Let’s break down the anatomy of a basic sewing kit.

Scissors – Every sewing kit needs a few different pairs of scissors. While your regular pair of scissors in your office drawer have their utility in sewing, you’ll also want a pair of sharp shears for cutting fabric and sewing scissors (those cute little scissors) for snipping threads. Three pairs may sound like overkill, but it makes your sewing projects easier.

Measuring Tools – A sewist’s best friends are the tools that help them measure. While your standard 12-inch ruler has its purpose, it won’t get all the necessary measuring jobs done. You’ll also want a soft tape measure, and a tool called a seam gauge, which is a hard ruler with a sliding gauge in the middle to help you measure seams.

Needle and Thread – No sewing kit could be complete without your needles and thread. It’s a good idea to have a variety pack of hand-sewing needles with different eye sizes for your various projects. The all-purpose thread will do the trick for just about any project. You’ll want a spool of black and a spool of white thread for your kit, but having a spectrum of colors will give you more options.

Needle Threader – Believe us, this simple tool will make sewing so much easier. A needle threader helps you get the end of the thread through the tiny eye of the needle without losing your mind.

For the most simple repairs, these are the tools you need for your sewing kit. However, there are other tools you will need if you’re looking to do basic sewing projects beyond repairs. For a complete basic kit, check out this guide on how to assemble a complete basic sewing kit for less than $150.

The Basic Stitches

Okay, so you have an idea of the supplies you need to get started. Now let’s talk about the actual act of sewing.

A stitch is one complete movement of a threaded needle through a piece of fabric. There are many different kinds of stitches, each serving a different purpose. It’s important to note here that there are stitches you can do by hand and stitches you can do with a sewing machine.

For simple repairs and basic sewing projects, it’s important to know how to do the basic hand stitches. You should learn these before moving onto a sewing machine.

Before you even learn the basic stitches, you need to know how to both thread a needle and tie a knot at the end of a thread. The needle threader from your kit will help you with the task of threading the needle. For tying the knot, all you need to do is loop the thread around the threaded needle, then guide the loop down to the end of the thread and pull it taut.

The most basic hand sewing stitch is the running stitch. This stitch will get you through nearly all necessary repairs. With this stitch you start by poking the needle through the back of the fabric, pulling the thread all the way through, then poking the needle back down into the front of the fabric about a centimeter away and pulling all the way through. Once you have done that, you’ve completed one running stitch. Repeating this simple pattern will get you a nicely stitched piece of material.

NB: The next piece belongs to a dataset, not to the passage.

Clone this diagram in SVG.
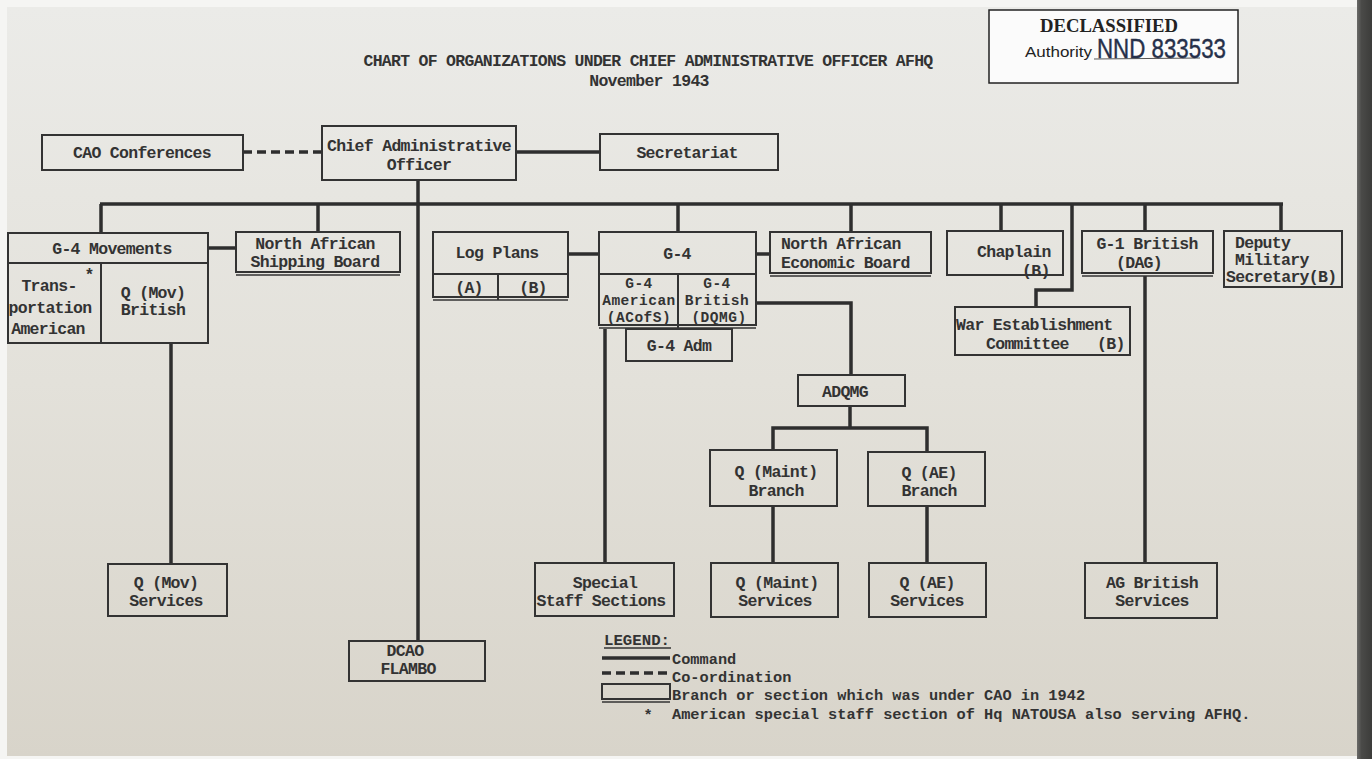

Another basic stitch that’s good for your hands to know is the blanket stitch, also known as the buttonhole stitch. For this one, you pull the needle through the back of the fabric, and then instead of pushing it back through the front, you go around pull it through the back of the fabric again. This will create a loop, which you then pull the needle right through completing the stitch. This stitch is great for strengthening the end of the fabric, like a blanket, or creating buttonholes.

To learn more basic stitches and when to use them, check out this guide to the ten most basic stitches. Here you can also learn the basic sewing machine stitches as well.

The Fabrics

Knowing the tools you need and the stitches to accomplish sewing projects are important, but one topic that becomes a bit more difficult for beginning sewists to understand is fabrics.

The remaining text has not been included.